I should add a qualifier to that. You can do what you want out there, as long as you maintain some common sense and remember the laws of physics still apply. I saw 3 guys on Honda CBX 500’s riding at speed, wearing shorts and thongs, nothing else, not even a helmet. They must think that Thailand has inflatable trucks and marshmallow asphalt.

I arrived in Pai late afternoon and got a great room at The Burger House. 350 baht for a queen size bed in a lovely wood paneled room with a large rattan ceiling fan and a balcony overlooking the street. It even came with a guard dog, which slept next to my bike all night.

The Burger House at Pai


The Burger House guard dog

Pai is a lively place that feels like Thailand’s answer to Byron Bay. There are lots of international visitors and an eclectic mix of street vendors at the night market. As well as the usual extensive range of great Thai food, there were stalls selling tacos, burritos, lasagna, even English style battered fish and chips. The chicken burrito with guacamole and chilli Thai sauce was delicious. From eavesdropping on a few conversations as I was strolling around, I gathered there was a larger than usual crowd in town for the full moon party happening the following night.

I’d been looking at the Wikitravel article about the Mae Hong Son Loop and saw that it had the ride from Pai to Mae Hong Son as a 1 day ride and the ride from Mae Hong Son to Mae Sariang as another days ride. So, if I rode from Pai to Mae Sariang in one day then I’d be on track to be back in Chiang Mai in time to catch the afternoon train I was booked on.

This was the best days ride of the trip. Just glorious! Not a dull section of the road the whole day. It was cool in the morning when I left Pai. The first few hours are up in the mountains, riding through the forests with long views across the mountains and mist in the valleys. As the day warmed up there was the smell of pine and wood smoke, dappled light through the trees and almost no other traffic. Whatever riding conditions you like, they’re here. Twisty mountain climbs and descents, long sweeping curves along the river flats, the occasional straight stretches to really open the throttle. I probably should have stopped more often to take pictures of the stunning scenery, but I was having too much fun. I didn’t feel like I was pushed for time, and had leisurely coffee breaks every 40 minutes or so. I stopped for lunch in Mae Hong Son and was surprised to find there’s an airport literally in the center of town. If a plane overshot the runway it would have come through the back wall of the café where I ate.

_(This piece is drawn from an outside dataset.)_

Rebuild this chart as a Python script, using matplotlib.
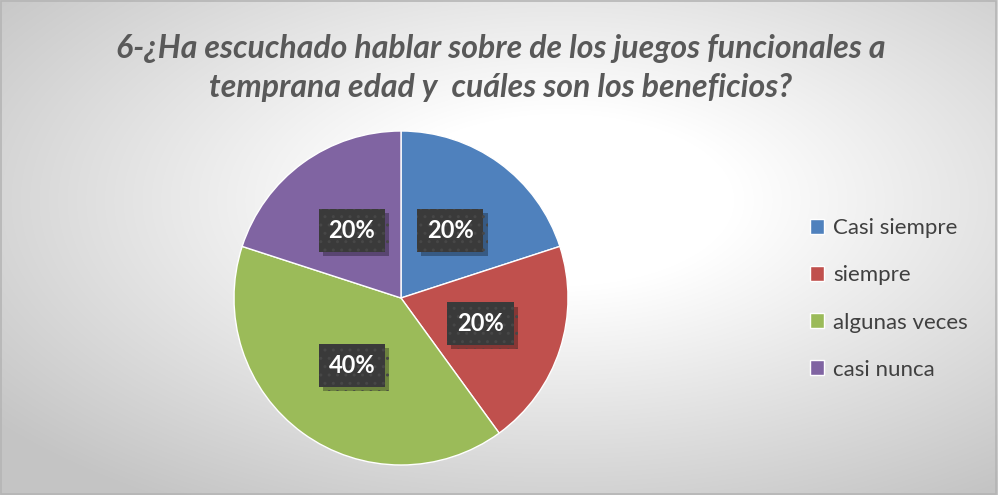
import numpy as np
import matplotlib
matplotlib.use("Agg")
import matplotlib.pyplot as plt
from matplotlib import patheffects as pe
from matplotlib.patches import Rectangle

categories = ["Casi siempre", "siempre", "algunas veces", "casi nunca"]
values = [20, 20, 40, 20]
colors = ["#4F81BD", "#C0504D", "#9BBB59", "#8064A2"]
title = "6-¿Ha escuchado hablar sobre de los juegos funcionales a\ntemprana edad y  cuáles son los beneficios?"

W, H = 998, 495
fig = plt.figure(figsize=(W / 100, H / 100), dpi=100)

# background radial gradient
bg = fig.add_axes([0, 0, 1, 1])
yy, xx = np.mgrid[0:H, 0:W]
d = np.sqrt(((xx - 560) / (W / 2)) ** 2 + ((yy - 200) / (H / 2)) ** 2)
t = np.clip((d - 0.35) / (1.45 - 0.35), 0, 1)
val = 1.0 - 0.23 * t
img = np.dstack([val, val, val])
bg.imshow(img, extent=[0, 1, 0, 1], aspect="auto", origin="upper")
bg.set_xlim(0, 1)
bg.set_ylim(0, 1)
bg.axis("off")
bg.add_patch(Rectangle((0.001, 0.003), 0.997, 0.994, fill=False,
                       edgecolor="#b5b5b5", lw=1.2, transform=bg.transAxes))

cx, cy, r = 401, 298, 167
ax = fig.add_axes([(cx - r) / W, (H - cy - r) / H, 2 * r / W, 2 * r / H])
wedges, texts, autotexts = ax.pie(
    values, colors=colors, startangle=90, counterclock=False,
    autopct="%1.0f%%", pctdistance=0.5,
    wedgeprops=dict(edgecolor="white", linewidth=1),
    textprops=dict(color="white", fontsize=17, fontweight="bold", family=["Lato", "DejaVu Sans"]),
)
ax.set_aspect("equal")
ax.set_xlim(-1, 1)
ax.set_ylim(-1, 1)
for at in autotexts:
    at.set_bbox(dict(boxstyle="square,pad=0.42", facecolor="#3a3a3a", edgecolor="#474747",
                     linewidth=0, hatch=".."))
    at.get_bbox_patch().set_path_effects([
        pe.SimplePatchShadow(offset=(3, -3), shadow_rgbFace="black", alpha=0.3),
        pe.Normal()])

fig.text(0.502, 0.862, title, ha="center", va="center", fontsize=23,
         fontweight="bold", fontstyle="italic", color="#595959",
         family=["Lato", "DejaVu Sans"], linespacing=1.42)

leg = fig.legend(wedges, categories, loc="center left",
                 bbox_to_anchor=(790 / W, 1 - 299 / H), frameon=False,
                 handlelength=0.65, handleheight=0.65, handletextpad=0.4,
                 labelspacing=1.22,
                 prop=dict(family=["Lato", "DejaVu Sans"], size=16))
for txt in leg.get_texts():
    txt.set_color("#404040")

fig.savefig("out.png", dpi=100)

The road from Mae Hong Son to Mae Sariang is less mountainous than the mornings ride so I made good time and was in Mae Sariang by mid afternoon. I got a room at the River Bank Guest House, overlooking the Yuam River. After a quick shower and a stroll down the main street to find my favorite street food, grilled pork skewers, I settled on the balcony with a book and a SangSom rum and coke to watch the sunset.

Drinks on the balcony at Mae Sariang overlooking the Yuam River

The next morning was a lazy, late start. An hour spent drinking café lattes and watching the goats frolicking and foraging on the opposite riverbank. I was only a 3 hours ride away from Chiang Mai, but I wanted to take a detour up to Doi Ithanon, Thailand’s highest mountain. It was only a 100km round trip, up and back, and I didn’t have to be at the train station in Chiang Mai till 5pm, so what the heck.

River Bank Guest House at Mae Sariang

You’re probably getting bored with reading about the fantastic riding conditions. You’re thinking, “Yeah, yeah, more twisting turning weaving, loads of fun, we get the picture” Suffice it to say, it was great. I followed route 108 east out of Mae Sariang for a couple of hours then turned left onto route 1009 towards Doi Ithanon. After about 10 km’s I came to the entrance to the Doi Ithanon National Park. As I was paying the entrance fee I asked how far to the summit of Doi Inthanon and was told 40 km, one hour. Hmm, one hour? Perhaps the road is steeper and more winding than I’d first thought. Oh well, if it took an hour I’d still just make it to drop off the bike and high tail it to the train station if I got to the top, turned around and came straight back down. As it turned out, the 40 km was true, but 20 minutes later I was in the parking area at the summit. The temperature dropped remarkably in those 20 minutes and it was the first time I’d wanted to keep the jacket on once stopped. After a quick look around and a photo to show I’d been there I rode a few kilometers back down the hill to admire the gardens at the twin temples.

Doi Ithanon, the highest mountain in Thailand

Naphaphonphumisiri Chedi near the summit of Doi Ithanon

Naphamethinidon Chedi near the summit of Doi Ithanon

Another 45 km’s down the mountain and I was back on route 108. From there it’s a straight, dull, four lane divided road most of the may back to Chiang Mai, so nothing to mention there. I dropped the bike off with time to spare, grabbed a late lunch, and hopped a tuk-tuk back to the train station. Another 16 hours on the train and I was back in Bangkok by 10am the next morning.

Looking very pleased

As I mentioned earlier the guides say the Mae Hong Son loop is a minimum of 4 days, but if you’re just after a great ride without stopping for sightseeing you could do it comfortably in 2 days. That still allows plenty of time for leisurely coffee breaks, meals stops and still be in time for sunset G&T’s.